Here, America reveals a devastating fundamental contradiction. The militancy among radical self-governing whites became intrinsic to what it meant to be American, yet the taking up of arms among communities of color — notably the Black Panthers — against their racist government invoked such a fear as to create bipartisan support for gun control legislation. We can comfortably assume that the Second Amendment was never about liberty, but rather a conduit for violence against colored peoples that instantly becomes null for black radicals.

With a colonial history of gun violence in mind — Indigenous genocide, self-defense against other, colonial/national security, arms races, interventionism, and revolution — it’s easy to see why the Founding Fathers of the Constitution enlisted the most powerful legal tool in our country to safeguard the usage of firearms for the unforeseeable future.

In the creation and maintenance of the colonies and the destruction and neglect of the Indigenous, gun violence became a foundational value that was necessary to the production of America. Without guns, genocide would’ve been reduced, Native Americans would fight back and triumph over colonies, intertribal relations would not be disturbed by divisive smuggling practices, and the balance of the buffalo would remain in place.

Guns have held an intergenerational effect in asserting its efficacy in the building of a nation. By the time the United States Bill of Rights came into effect, the importance of guns had just peaked with the American Revolution. If guns were such a useful implement to secure the freedoms that colonizers enjoyed at the Constitutional Convention, creating an amendment was the only way to ensure America’s longevity.

These are the values that reach, inform, and structure our modern-day society today. As the resuscitated forces of capitalism go hand-in-hand with the firearms manufacturers feasting on the blood of mass and everyday shooting victims, America has continued to not only refuse to bat an eye at gun violence, but maintain complicity with the very structures that make it so.

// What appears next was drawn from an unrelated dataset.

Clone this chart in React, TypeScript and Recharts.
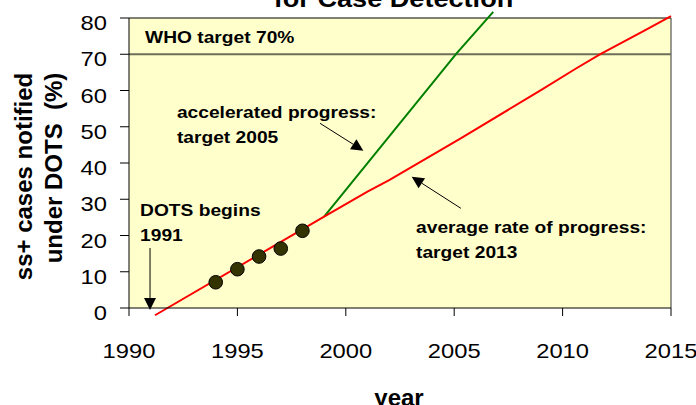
import { ComposedChart, Line, Scatter, XAxis, YAxis, CartesianGrid, ReferenceLine } from 'recharts'

const years = [1990, 1995, 2000, 2005, 2010, 2015]
const pctTicks = [0, 10, 20, 30, 40, 50, 60, 70, 80]

// observed case detection (dots)
const notifiedYears = [1994, 1995, 1996, 1997, 1998]
const notifiedPct = [7.1, 10.7, 14.2, 16.4, 21.3]

// average rate of progress (red)
const averageYears = [1991.2, 1999, 2001, 2002, 2005.3, 2009, 2010.6, 2011.7, 2013.9, 2015]
const averagePct = [-2, 25.2, 32.1, 35.3, 46.8, 60.1, 66.0, 69.9, 76.9, 80.5]

// accelerated progress (green)
const acceleratedYears = [1999, 2005.1, 2006.8]
const acceleratedPct = [25.2, 70.2, 81.7]

const whoTarget = 70

const notes = [
  { lines: ['WHO target 70%'], x: 1990.74, y: 73.1 },
  { lines: ['accelerated progress:', 'target 2005'], x: 1992.21, y: 52.55 },
  { lines: ['DOTS begins', '1991'], x: 1990.51, y: 25.46 },
  { lines: ['average rate of progress:', 'target 2013'], x: 2003.24, y: 20.77 },
]

const arrows = [
  { from: [1998.81, 50.95], to: [2000.81, 43.4] },
  { from: [2005.31, 27.5], to: [2003.04, 36.2] },
  { from: [1990.97, 16.55], to: [1990.97, -0.55] },
]

const toPoints = (xs: number[], ys: number[]) => xs.map((x, i) => ({ x, y: ys[i] }))

const W = 696
const H = 405
const plot = { left: 129, top: 18, right: 671, bottom: 308 }
const SX = 1.13
const FONT = '"Liberation Sans", Arial, sans-serif'

const px = (yr: number) => plot.left + ((yr - 1990) / 25) * (plot.right - plot.left)
const py = (v: number) => plot.bottom - (v / 80) * (plot.bottom - plot.top)

function Stretched({ x, y, size, bold, anchor, children }: any) {
  return (
    <text
      transform={`translate(${x},${y}) scale(${SX},1)`}
      fontSize={size}
      fontWeight={bold ? 'bold' : 'normal'}
      fontFamily={FONT}
      textAnchor={anchor || 'start'}
      fill="#000"
    >
      {children}
    </text>
  )
}

const YTick = (p: any) => (
  <Stretched x={p.x} y={p.y + 12} size={21} anchor="end">
    {p.payload.value}
  </Stretched>
)

const XTick = (p: any) => (
  <Stretched x={p.x} y={p.y + 15} size={21} anchor="middle">
    {p.payload.value}
  </Stretched>
)

const Dot = (p: any) => <circle cx={p.cx} cy={p.cy} r={6.8} fill="#333300" stroke="#000" strokeWidth={1} />

function Arrow({ from, to }: { from: number[]; to: number[] }) {
  const x1 = px(from[0]), y1 = py(from[1])
  const x2 = px(to[0]), y2 = py(to[1])
  const len = Math.hypot(x2 - x1, y2 - y1)
  const ux = (x2 - x1) / len, uy = (y2 - y1) / len
  const hl = 12, hw = 6
  const bx = x2 - ux * hl, by = y2 - uy * hl
  return (
    <g>
      <line x1={x1} y1={y1} x2={bx} y2={by} stroke="#000" strokeWidth={1} />
      <polygon
        points={`${x2},${y2} ${bx - uy * hw},${by + ux * hw} ${bx + uy * hw},${by - ux * hw}`}
        fill="#000"
      />
    </g>
  )
}

export default function App() {
  return (
    <div style={{ position: 'absolute', left: 0, top: 0, width: W, height: H, background: '#fff' }}>
      <style>{`.recharts-line, .recharts-line * { clip-path: none !important; }`}</style>
      <ComposedChart
        width={W}
        height={H}
        margin={{ top: plot.top, right: W - plot.right, bottom: H - plot.bottom - 60, left: plot.left - 100 }}
      >
        <CartesianGrid horizontal={false} vertical={false} fill="#FFFFCC" fillOpacity={1} />
        <XAxis
          type="number"
          dataKey="x"
          domain={[1990, 2015]}
          ticks={years}
          allowDataOverflow
          height={60}
          tickSize={8}
          tickMargin={27}
          axisLine={{ stroke: '#000' }}
          tickLine={{ stroke: '#000' }}
          tick={XTick}
        />
        <YAxis
          type="number"
          dataKey="y"
          domain={[0, 80]}
          ticks={pctTicks}
          allowDataOverflow
          width={100}
          tickSize={9}
          tickMargin={13}
          axisLine={{ stroke: '#000' }}
          tickLine={{ stroke: '#000' }}
          tick={YTick}
        />
        <ReferenceLine y={80} stroke="#000" />
        <ReferenceLine x={2015} stroke="#333" />
        <ReferenceLine y={whoTarget} stroke="#6E6E58" strokeWidth={2} />
        <Line
          data={toPoints(acceleratedYears, acceleratedPct)}
          dataKey="y"
          type="linear"
          stroke="#008000"
          strokeWidth={2}
          dot={false}
          isAnimationActive={false}
        />
        <Line
          data={toPoints(averageYears, averagePct)}
          dataKey="y"
          type="linear"
          stroke="#FF0000"
          strokeWidth={2}
          dot={false}
          isAnimationActive={false}
        />
        <Scatter data={toPoints(notifiedYears, notifiedPct)} shape={Dot} isAnimationActive={false} />
      </ComposedChart>
      <svg width={W} height={H} style={{ position: 'absolute', left: 0, top: 0, pointerEvents: 'none' }}>
        <Stretched x={393.5} y={7} size={24} bold anchor="middle">
          for Case Detection
        </Stretched>
        {notes.map((n, i) =>
          n.lines.map((t, j) => (
            <Stretched key={`${i}-${j}`} x={px(n.x)} y={py(n.y) + j * 25} size={17} bold>
              {t}
            </Stretched>
          ))
        )}
        {arrows.map((a, i) => (
          <Arrow key={i} from={a.from} to={a.to} />
        ))}
        <g fontFamily={FONT} fontWeight="bold" fontSize={24} fill="#000" textAnchor="middle">
          <text transform="translate(32,176.5) rotate(-90)">ss+ cases notified</text>
          <text transform="translate(62,168) rotate(-90)" style={{ whiteSpace: 'pre' }}>
            under DOTS  (%)
          </text>
          <text x={399} y={406}>year</text>
        </g>
      </svg>
    </div>
  )
}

Eric Harris and Dylan Klebold are byproducts of every historical moment that led up to 1999. The usages and attitudes surrounding gun violence as a result of settler colonial practices inculcated a mentality that positioned guns as the only way out for these two young men who walked into Columbine High School that April 20th day.

Here, they’re trapped in the past as they learned from their predecessors, but they’ve also shifted America into a future of rampant gun violence, one that neither the Founding Fathers nor we could have foreseen at our respective times.

With over 18 mass shootings so far in 2018, this is America.